Mr. Gerstein’s fingers are god (or Zeus- or Thor-) given. No matter the notes, he manages to be both lyrical and gentle. Like Emanuel Ax, one feels a mighty muscular strength kept in check. In Liszt’s unique Polonaise, he could balance a Rhapsody-style drum tatoo in the left hand while swinging down the keyboard, changing keys with the right.

Other pianists might emphasize these notes. Mr. Gerstein never overplayed, never showed himself the master of the composer, but let the notes unravel themselves.

This was shown best in the Schumann Vienna Joke (or Vienna Carnival. My Google translator shows Faschingschwank as Carnival Swing, the composer’s homage to Benny Goodman.) Here was a combination of enthusiasm and sensitivity, an enchanting opening waltz giving way to rapid‑fire fingering in the last movement.

Mr. Gerstein could have played it with suave understatement, but he left that for the preceding Fauré. Instead, he started with zest, was unafraid of rubatos, gave Schumann’s sudden shifts of mood not mania, but again allowing the surprising modulation to catch us in surprise. Perhaps such confidence subtracted from the gloom of the second movement, but by the time he came to the finale with its triumphant octaves and arpeggios, it was obvious Mr. Gerstein was enjoying the Viennese dancing as we did.

(And just to add to the animation, he played Kreisler’s Liebesleid, another Viennese terpsichorean inspiration, with gusto.)

I mentioned the Fauré above, and I suppose the pianist played the 13th Nocturne with all the rarefied gravity it deserved. Fauré is such a refined composer, an artist of such noble class, that his “notes” could be compared to the notes of a vintage Châteauneuf-du-Pape, so fine that one sip must be savored. For a Vodka vulgarian like myself, two or three sips is sufficient.

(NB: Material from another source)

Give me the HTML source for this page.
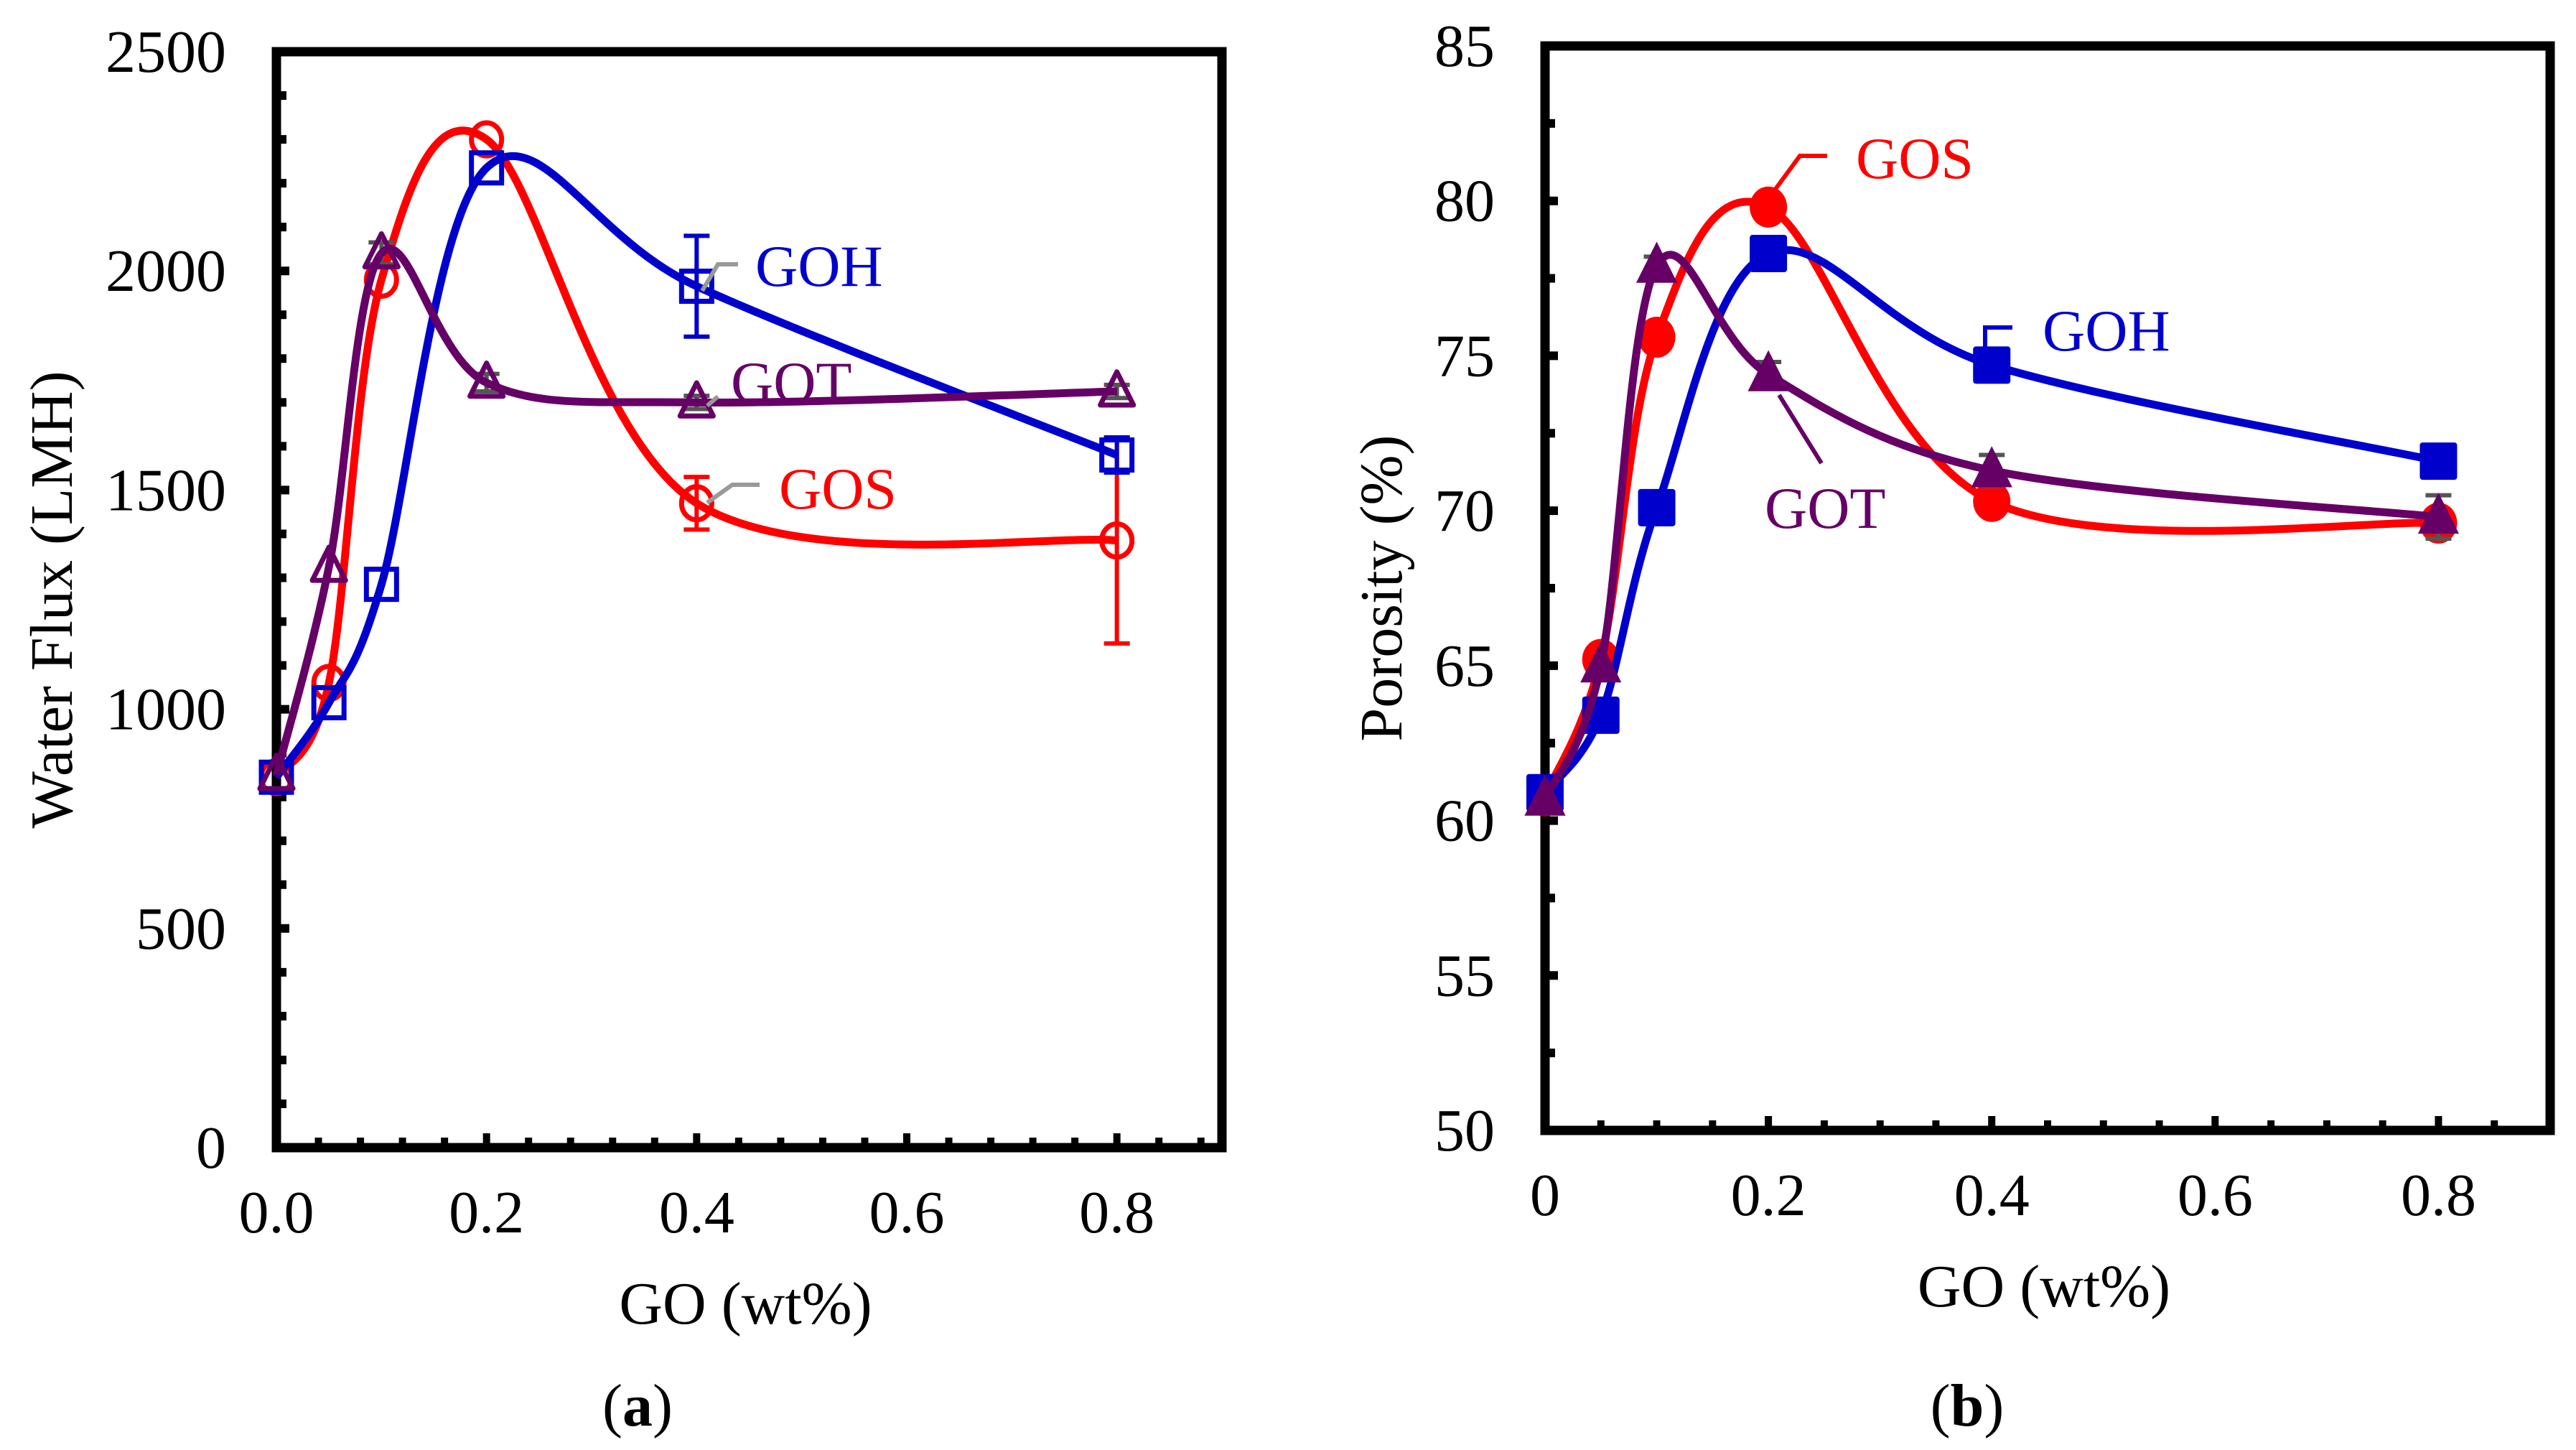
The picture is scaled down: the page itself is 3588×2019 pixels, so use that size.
<!DOCTYPE html>
<html><head><meta charset="utf-8"><style>
html,body{margin:0;padding:0;background:#fff;}
svg{display:block;font-family:"Liberation Serif",serif;}
</style></head><body>
<svg id="fig" width="3588" height="2019" viewBox="0 0 3588 2019" xmlns="http://www.w3.org/2000/svg"></svg>
<script>
const xCats = [0, 0.05, 0.1, 0.2, 0.4, 0.8];
// Panel (a) water flux
const fluxGOS = [845, 1060, 1980, 2300, 1470, 1385];
const fluxGOSerr = [0, 0, 0, 0, 60, 235];
const fluxGOH = [845, 1015, 1285, 2235, 1965, 1580];
const fluxGOHerr = [0, 0, 0, 0, 115, 40];
const fluxGOT = [850, 1325, 2040, 1745, 1700, 1725];
const fluxGOTerr = [0, 0, 25, 20, 15, 15];
const fluxTicks = [0, 500, 1000, 1500, 2000, 2500];
const fluxXTicks = ["0.0", "0.2", "0.4", "0.6", "0.8"];
// Panel (b) porosity
const porGOS = [60.8, 65.2, 75.6, 79.8, 70.3, 69.6];
const porGOSerr = [0, 0, 0, 0, 0.4, 0];
const porGOH = [60.9, 63.4, 70.1, 78.3, 74.7, 71.6];
const porGOHerr = [0, 0, 0, 0, 0.5, 0];
const porGOT = [60.7, 65.0, 77.9, 74.4, 71.3, 69.8];
const porGOTerr = [0, 0, 0.3, 0.4, 0.5, 0.7];
const porTicks = [50, 55, 60, 65, 70, 75, 80, 85];
const porXTicks = ["0", "0.2", "0.4", "0.6", "0.8"];

const NS = "http://www.w3.org/2000/svg";
const svg = document.getElementById('fig');
function mk(tag, attrs, parent, text){
  const e = document.createElementNS(NS, tag);
  for (const k in attrs) e.setAttribute(k, attrs[k]);
  if (text !== undefined) e.textContent = text;
  (parent || svg).appendChild(e);
  return e;
}
const RED = "#ff0000", BLUE = "#0000cc", PUR = "#660066", GRAY = "#555555";
const FF = '"Liberation Serif", serif';

function spline(pts){
  let d = "M" + pts[0][0] + "," + pts[0][1];
  for (let i = 0; i < pts.length - 1; i++){
    const p0 = pts[i-1] || pts[i], p1 = pts[i], p2 = pts[i+1], p3 = pts[i+2] || pts[i+1];
    const c1x = p1[0] + (p2[0]-p0[0])/6, c1y = p1[1] + (p2[1]-p0[1])/6;
    const c2x = p2[0] - (p3[0]-p1[0])/6, c2y = p2[1] - (p3[1]-p1[1])/6;
    d += " C" + c1x + "," + c1y + " " + c2x + "," + c2y + " " + p2[0] + "," + p2[1];
  }
  return d;
}

function panel(cfg){
  const g = mk('g', {}, svg);
  
  
  const L = cfg.L, R = cfg.R, T = cfg.T, B = cfg.B;
  const xs = v => L + (v - 0) / 0.9 * (R - L);
  const ys = v => B - (v - cfg.ymin) / (cfg.ymax - cfg.ymin) * (B - T);
  for (let v = cfg.ymin; v <= cfg.ymax + 1e-9; v += cfg.yminor){
    const y = ys(v);
    const isMaj = Math.abs(((v - cfg.ymin) / cfg.ymajor) - Math.round((v - cfg.ymin) / cfg.ymajor)) < 1e-6;
    const t = mk('line', {x1:L, x2:L + (isMaj ? 18 : 14), y1:y, y2:y, stroke:"#000", "stroke-width":12}, g);
    
    
  }
  for (let v = 0; v <= 0.9 + 1e-9; v += cfg.xminor){
    const x = xs(v);
    const isMaj = Math.abs(v/0.2 - Math.round(v/0.2)) < 1e-6;
    const t = mk('line', {x1:x, x2:x, y1:B, y2:B - (isMaj ? 20 : 14), stroke:"#000", "stroke-width":10}, g);
    
    
  }
  const fr = mk('rect', {x:L, y:T, width:R-L, height:B-T, fill:"none", stroke:"#000", "stroke-width":13}, g);
  
  
  cfg.yticks.forEach(v => {
    const t = mk('text', {x:L - 70, y:ys(v) + 28, "text-anchor":"end", "font-size":84, "font-family":FF}, g, String(v));
    
    
  });
  cfg.xticks.forEach((s, i) => {
    const t = mk('text', {x:xs(i*0.2), y:B + 118, "text-anchor":"middle", "font-size":84, "font-family":FF}, g, s);
    
    
  });
  const xt = mk('text', {x:(L+R)/2 - 5, y:B + 245, "text-anchor":"middle", "font-size":84, "font-family":FF}, g, "GO (wt%)");
  
  
  const yc = (T+B)/2;
  const yt = mk('text', {x:cfg.ytx, y:yc, "text-anchor":"middle", "font-size":84, "font-family":FF, transform:"rotate(-90 " + cfg.ytx + " " + yc + ")"}, g, cfg.ytitle);
  
  
  const cap = mk('text', {x:cfg.capx, y:1985, "text-anchor":"middle", "font-size":84, "font-family":FF}, g);
  
  
  mk('tspan', {}, cap, "(");
  mk('tspan', {"font-weight":"bold"}, cap, cfg.cap);
  mk('tspan', {}, cap, ")");

  cfg.series.forEach(s => {
    const sg = mk('g', {}, g);
    
    
    s.vals.forEach((v, i) => {
      if (!s.err[i]) return;
      const x = xs(xCats[i]);
      const e = mk('path', {d:"M" + x + "," + ys(v - s.err[i]) + "V" + ys(v + s.err[i]) + "M" + (x-18) + "," + ys(v - s.err[i]) + "h36M" + (x-18) + "," + ys(v + s.err[i]) + "h36", stroke:s.ecol, "stroke-width":6, fill:"none"}, sg);
      
      
    });
    const pts = s.vals.map((v, i) => [xs(xCats[i]), ys(v)]);
    const ln = mk('path', {d:spline(pts), stroke:s.col, "stroke-width":11, fill:"none"}, sg);
    
    
    pts.forEach(p => {
      const [x, y] = p;
      let m;
      const fill = cfg.filled ? s.col : "none";
      const sw = cfg.filled ? 0 : 7;
      const r = cfg.filled ? 26 : 21;
      if (s.shape === 'circle') m = mk('ellipse', {cx:x, cy:y, rx:r, ry:r*1.1, fill:fill, stroke:s.col, "stroke-width":sw}, sg);
      else if (s.shape === 'square') m = mk('rect', {x:x-r, y:y-r, width:2*r, height:2*r, fill:fill, stroke:s.col, "stroke-width":sw, rx:cfg.filled?4:0}, sg);
      else m = mk('polygon', {points:(x)+","+(y-r*1.3)+" "+(x-r*1.1)+","+(y+r*0.9)+" "+(x+r*1.1)+","+(y+r*0.9), fill:fill, stroke:s.col, "stroke-width":sw, "stroke-linejoin":"round"}, sg);
      
      
    });
  });
  cfg.labels.forEach(lb => {
    const ld = mk('path', {d:lb.lead, stroke:lb.lcol, "stroke-width":6, fill:"none"}, g);
    
    
    const t = mk('text', {x:lb.x, y:lb.y, "font-size":82, fill:lb.col, "font-family":FF}, g, lb.text);
    
    
  });
}

panel({name:'panel-a-water-flux', L:385, R:1702, T:72, B:1598, ymin:0, ymax:2500, yminor:100, ymajor:500, xminor:0.04,
  yticks:fluxTicks, xticks:fluxXTicks, ytitle:"Water Flux (LMH)", ytx:100, cap:"a", capx:888, filled:false,
  series:[
    {key:'gos', vals:fluxGOS, err:fluxGOSerr, col:RED, ecol:RED, shape:'circle'},
    {key:'goh', vals:fluxGOH, err:fluxGOHerr, col:BLUE, ecol:BLUE, shape:'square'},
    {key:'got', vals:fluxGOT, err:fluxGOTerr, col:PUR, ecol:GRAY, shape:'triangle'}
  ],
  labels:[
    {text:"GOH", x:1052, y:398, col:BLUE, lcol:"#999", lead:"M978,405 L1000,368 H1028"},
    {text:"GOT", x:1018, y:560, col:PUR, lcol:"#999", lead:"M985,565 L1000,552"},
    {text:"GOS", x:1085, y:708, col:RED, lcol:"#999", lead:"M985,700 L1020,675 H1058"}
  ]});

panel({name:'panel-b-porosity', L:2152, R:3552, T:64, B:1574, ymin:50, ymax:85, yminor:2.5, ymajor:5, xminor:0.05,
  yticks:porTicks, xticks:porXTicks, ytitle:"Porosity (%)", ytx:1952, cap:"b", capx:2740, filled:true,
  series:[
    {key:'gos', vals:porGOS, err:porGOSerr, col:RED, ecol:GRAY, shape:'circle'},
    {key:'goh', vals:porGOH, err:porGOHerr, col:BLUE, ecol:GRAY, shape:'square'},
    {key:'got', vals:porGOT, err:porGOTerr, col:PUR, ecol:GRAY, shape:'triangle'}
  ],
  labels:[
    {text:"GOS", x:2585, y:248, col:RED, lcol:RED, lead:"M2468,270 L2507,217 H2545"},
    {text:"GOH", x:2845, y:488, col:BLUE, lcol:BLUE, lead:"M2765,500 V456 H2803"},
    {text:"GOT", x:2458, y:735, col:PUR, lcol:PUR, lead:"M2478,550 L2537,645"}
  ]});
</script>
</body></html>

His other French composer, Francis Poulenc, provided three delicious bagatelles. And the opening, which could easily be compared to a Prokofiev toccata, he dashed over the keyboard with piston-like precision.

His opening Chopin Polonaise-Fantasy was played with solid stolidity. It was moody, a bit hesitant, lacking that undercurrent of emotion in the final waltz. The great gift for the concert, though, was a Polonaise by none other than Franz Liszt. Yes, it was an homage, a flattering and somewhat eccentric remembrance of Chopin, who had died two years before. It was also new to this listener, Yes, the rhythms were polonais‑ish. But no, Liszt couldn’t resist some incredibly difficult passages, as if to say, “Fréd, you were pretty damned good. But this is piano playing.”

Unhappily, New York audiences, accustomed to bravura pianistics, were only modestly avid for Mr. Gerstein’s playing. Honesty, verisimilitude and unshakeable technique aren’t quite enough these days. Mr. Gerstein, one feels, was comfortable in his own skin. And so were the more cognizant members in the audience.